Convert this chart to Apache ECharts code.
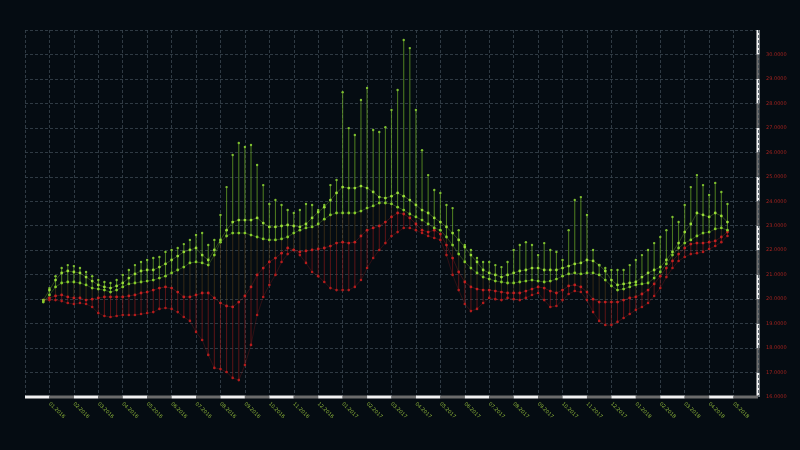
<!DOCTYPE html>
<html>
<head>
<meta charset="utf-8">
<script src="https://cdn.jsdelivr.net/npm/echarts@6/dist/echarts.min.js"></script>
<style>
html,body{margin:0;padding:0;background:#050c12;}
#c{width:800px;height:450px;}
</style>
</head>
<body>
<div id="c"></div>
<script>
// x tick labels (one per vertical grid line, 4 samples per interval)
const tickLabels = ['01.2016','02.2016','03.2016','04.2016','05.2016','06.2016','07.2016','08.2016','09.2016','10.2016',
  '11.2016','12.2016','01.2017','02.2017','03.2017','04.2017','05.2017','06.2017','07.2017','08.2017',
  '09.2017','10.2017','11.2017','12.2017','01.2018','02.2018','03.2018','04.2018','05.2018'];
const samplesPerTick = 4;
const startIndex = 3;

// green spiky highs
const greenHigh = [19.96,20.45,20.94,21.27,21.39,21.35,21.27,21.11,20.94,20.78,
  20.70,20.66,20.78,20.99,21.19,21.39,21.52,21.60,21.68,21.72,
  21.93,22.01,22.09,22.25,22.42,22.62,22.70,22.21,22.42,23.44,
  24.58,25.89,26.38,26.22,26.30,25.48,24.66,23.89,24.05,23.85,
  23.64,23.52,23.64,23.89,23.85,23.64,23.85,24.66,24.87,28.46,
  26.99,26.71,28.14,28.63,26.91,26.83,27.03,27.73,28.55,30.59,
  30.26,27.73,26.09,25.07,24.46,24.34,23.85,23.72,22.82,22.21,
  22.01,21.68,21.52,21.52,21.39,21.31,21.52,22.01,22.21,22.33,
  22.21,21.80,22.29,22.01,21.93,21.60,22.82,24.05,24.17,23.44,
  22.01,21.39,21.27,21.19,21.19,21.19,21.39,21.60,21.80,22.01,
  22.29,22.54,22.82,23.36,23.15,23.85,24.58,25.07,24.66,24.26,
  24.75,24.38,23.89];
// upper green line
const greenUpper = [19.96,20.37,20.78,21.07,21.15,21.11,21.07,20.90,20.74,20.58,
  20.50,20.45,20.54,20.66,20.86,21.03,21.15,21.19,21.19,21.31,
  21.44,21.60,21.76,21.93,22.01,22.09,21.80,21.60,22.01,22.42,
  22.82,23.15,23.23,23.23,23.23,23.32,23.11,22.95,22.95,22.99,
  23.03,22.99,22.95,23.07,23.32,23.56,23.76,24.05,24.34,24.58,
  24.54,24.54,24.62,24.54,24.38,24.17,24.13,24.21,24.34,24.21,
  24.05,23.85,23.64,23.52,23.32,23.15,22.95,22.70,22.42,22.13,
  21.80,21.52,21.19,21.07,20.99,20.90,20.99,21.07,21.15,21.19,
  21.27,21.27,21.19,21.19,21.19,21.27,21.35,21.44,21.48,21.60,
  21.56,21.39,21.15,20.78,20.58,20.62,20.66,20.70,20.90,21.07,
  21.19,21.31,21.60,21.93,22.29,22.74,23.07,23.52,23.44,23.36,
  23.52,23.40,23.15];
// lower green line
const greenLower = [19.88,20.17,20.50,20.66,20.70,20.70,20.66,20.58,20.45,20.41,
  20.37,20.29,20.37,20.50,20.62,20.66,20.70,20.74,20.78,20.86,
  20.94,21.07,21.19,21.31,21.48,21.52,21.48,21.39,21.80,22.33,
  22.58,22.70,22.70,22.70,22.62,22.54,22.46,22.42,22.42,22.46,
  22.54,22.70,22.82,22.91,22.95,23.07,23.27,23.44,23.52,23.52,
  23.52,23.52,23.60,23.72,23.81,23.93,23.93,23.89,23.76,23.64,
  23.48,23.36,23.23,23.07,22.91,22.82,22.54,22.21,21.84,21.52,
  21.27,21.07,20.90,20.82,20.74,20.70,20.66,20.66,20.70,20.74,
  20.78,20.74,20.70,20.74,20.82,20.94,21.03,21.07,21.03,21.07,
  21.07,20.99,20.78,20.54,20.37,20.41,20.50,20.58,20.62,20.66,
  20.86,21.11,21.44,21.80,22.09,22.29,22.42,22.58,22.70,22.74,
  22.87,22.91,22.82];
// upper red line
const redUpper = [19.96,20.05,20.13,20.17,20.09,20.05,20.05,19.96,20.00,20.05,
  20.09,20.09,20.09,20.09,20.13,20.17,20.25,20.29,20.37,20.45,
  20.50,20.45,20.29,20.09,20.09,20.17,20.25,20.25,20.05,19.84,
  19.72,19.68,19.88,20.13,20.50,20.99,21.27,21.52,21.68,21.88,
  22.09,22.01,21.93,21.97,22.01,22.05,22.09,22.17,22.29,22.33,
  22.29,22.33,22.58,22.82,22.91,22.99,23.15,23.36,23.52,23.48,
  23.32,23.07,22.82,22.74,22.82,22.66,22.21,21.68,21.11,20.70,
  20.50,20.41,20.37,20.37,20.33,20.29,20.25,20.25,20.25,20.33,
  20.41,20.50,20.45,20.33,20.25,20.37,20.54,20.58,20.50,20.29,
  20.00,19.88,19.88,19.88,19.88,19.96,20.05,20.09,20.21,20.37,
  20.62,20.94,21.27,21.56,21.84,22.09,22.25,22.29,22.29,22.33,
  22.38,22.54,22.74];
// lower red line
const redLower = [19.92,19.96,19.96,19.92,19.84,19.80,19.84,19.80,19.68,19.43,
  19.31,19.27,19.31,19.35,19.35,19.35,19.39,19.43,19.47,19.60,
  19.64,19.60,19.47,19.27,19.11,18.66,18.33,17.72,17.19,17.14,
  17.02,16.78,16.69,17.31,18.13,19.35,20.09,20.58,20.99,21.52,
  21.84,22.01,21.80,21.48,21.11,20.94,20.70,20.45,20.37,20.37,
  20.37,20.50,20.78,21.27,21.68,22.01,22.29,22.58,22.74,22.91,
  22.91,22.82,22.70,22.58,22.50,22.42,21.80,20.99,20.37,19.80,
  19.51,19.60,19.84,20.05,20.00,19.96,20.05,20.00,19.96,20.05,
  20.17,20.25,19.96,19.68,19.72,19.96,20.21,20.33,20.29,19.96,
  19.47,19.11,18.94,18.94,19.07,19.23,19.39,19.56,19.68,19.84,
  20.13,20.45,20.90,21.27,21.56,21.72,21.84,21.88,21.93,22.05,
  22.17,22.33,22.58];

const yMin = 16, yMax = 31, yStep = 1;

const nCat = (tickLabels.length + 1) * samplesPerTick + 1;
const categories = [];
for (let i = 0; i < nCat; i++) {
  const k = i / samplesPerTick;
  categories.push(Number.isInteger(k) && k >= 1 && k <= tickLabels.length ? tickLabels[k - 1] : '');
}
const pairs = arr => arr.map((v, j) => [startIndex + j, v]);
const stems = greenHigh.map((v, j) => [startIndex + j, v, greenLower[j], redUpper[j], redLower[j]]);

const chart = echarts.init(document.getElementById('c'), null, {renderer: 'canvas'});
const dotLine = (name, arr, color, size, lineOpacity) => ({
  name, type: 'line', data: pairs(arr), xAxisIndex: 0, yAxisIndex: 0,
  symbol: 'circle', symbolSize: size, showAllSymbol: true, silent: true,
  itemStyle: {color: color},
  lineStyle: {color: color, width: 0.8, opacity: lineOpacity},
  z: 5, animation: false
});

chart.setOption({
  backgroundColor: '#050c12',
  animation: false,
  grid: [
    {left: 25, right: 42, top: 30, bottom: 53},
    {left: 25, right: 42, top: 395.5, height: 3},
    {left: 756.5, width: 3, top: 30, bottom: 53}
  ],
  xAxis: [
    {
      type: 'category', data: categories, boundaryGap: false, gridIndex: 0,
      axisLine: {show: false}, axisTick: {show: false},
      axisLabel: {
        interval: (i) => i % samplesPerTick === 0 && i > 0 && i < nCat - 1,
        rotate: -45, color: '#8fb83a', fontSize: 5, margin: 6, fontFamily: 'DejaVu Sans'
      },
      splitLine: {show: true, interval: (i) => i % samplesPerTick === 0,
        lineStyle: {color: '#3a4650', type: [3, 2], width: 0.8}}
    },
    {
      type: 'value', gridIndex: 1, min: 0, max: tickLabels.length + 1, interval: 1,
      axisLine: {show: false}, axisTick: {show: false}, axisLabel: {show: false},
      splitLine: {show: false},
      splitArea: {show: true, areaStyle: {color: ['#f2f2f2', '#6c6c6c']}}
    },
    {type: 'value', gridIndex: 2, show: false, min: 0, max: 1}
  ],
  yAxis: [
    {
      type: 'value', gridIndex: 0, position: 'right', min: yMin, max: yMax, interval: yStep,
      axisLine: {show: false}, axisTick: {show: false},
      axisLabel: {color: '#a3231f', fontSize: 5, margin: 8, fontFamily: 'DejaVu Sans',
        showMaxLabel: false, formatter: (v) => v.toFixed(4)},
      splitLine: {show: true, lineStyle: {color: '#3a4650', type: [3, 2], width: 0.8}}
    },
    {type: 'value', gridIndex: 1, show: false, min: 0, max: 1},
    {
      type: 'value', gridIndex: 2, min: 0, max: (yMax - yMin) / yStep, interval: 1,
      axisLine: {show: false}, axisTick: {show: false}, axisLabel: {show: false},
      splitLine: {show: false},
      splitArea: {show: true, areaStyle: {color: ['#f2f2f2', '#6c6c6c']}}
    }
  ],
  series: [
    {
      type: 'custom', xAxisIndex: 0, yAxisIndex: 0, data: stems, silent: true, z: 2,
      encode: {x: 0, y: [1, 2, 3, 4]},
      renderItem: function (params, api) {
        const x = api.value(0);
        const a = api.coord([x, api.value(1)]);
        const b = api.coord([x, api.value(2)]);
        const c = api.coord([x, api.value(3)]);
        const d = api.coord([x, api.value(4)]);
        return {
          type: 'group',
          children: [
            {type: 'line', shape: {x1: a[0], y1: a[1], x2: b[0], y2: b[1]},
              style: {stroke: 'rgba(120,190,40,0.6)', lineWidth: 1.1}},
            {type: 'line', shape: {x1: b[0], y1: b[1], x2: c[0], y2: c[1]},
              style: {stroke: 'rgba(100,70,25,0.45)', lineWidth: 1.1}},
            {type: 'line', shape: {x1: c[0], y1: c[1], x2: d[0], y2: d[1]},
              style: {stroke: 'rgba(150,25,25,0.55)', lineWidth: 1.1}}
          ]
        };
      }
    },
    dotLine('redLower', redLower, '#b41c1c', 2.6, 0.3),
    dotLine('redUpper', redUpper, '#c42020', 2.8, 0.35),
    dotLine('greenLower', greenLower, '#86cc2c', 2.8, 0.35),
    dotLine('greenUpper', greenUpper, '#9ade38', 2.8, 0.35),
    Object.assign(dotLine('greenHigh', greenHigh, '#7fc030', 2.4, 0), {lineStyle: {opacity: 0, width: 0}})
  ]
});
</script>
</body>
</html>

*What is asked*
Omit the pictures, then repeat exactly each line from the beginning of the listing through the line with "const startIndex = 3;".

*Task result*
Convert this chart to Apache ECharts code.
<!DOCTYPE html>
<html>
<head>
<meta charset="utf-8">
<script src="https://cdn.jsdelivr.net/npm/echarts@6/dist/echarts.min.js"></script>
<style>
html,body{margin:0;padding:0;background:#050c12;}
#c{width:800px;height:450px;}
</style>
</head>
<body>
<div id="c"></div>
<script>
// x tick labels (one per vertical grid line, 4 samples per interval)
const tickLabels = ['01.2016','02.2016','03.2016','04.2016','05.2016','06.2016','07.2016','08.2016','09.2016','10.2016',
  '11.2016','12.2016','01.2017','02.2017','03.2017','04.2017','05.2017','06.2017','07.2017','08.2017',
  '09.2017','10.2017','11.2017','12.2017','01.2018','02.2018','03.2018','04.2018','05.2018'];
const samplesPerTick = 4;
const startIndex = 3;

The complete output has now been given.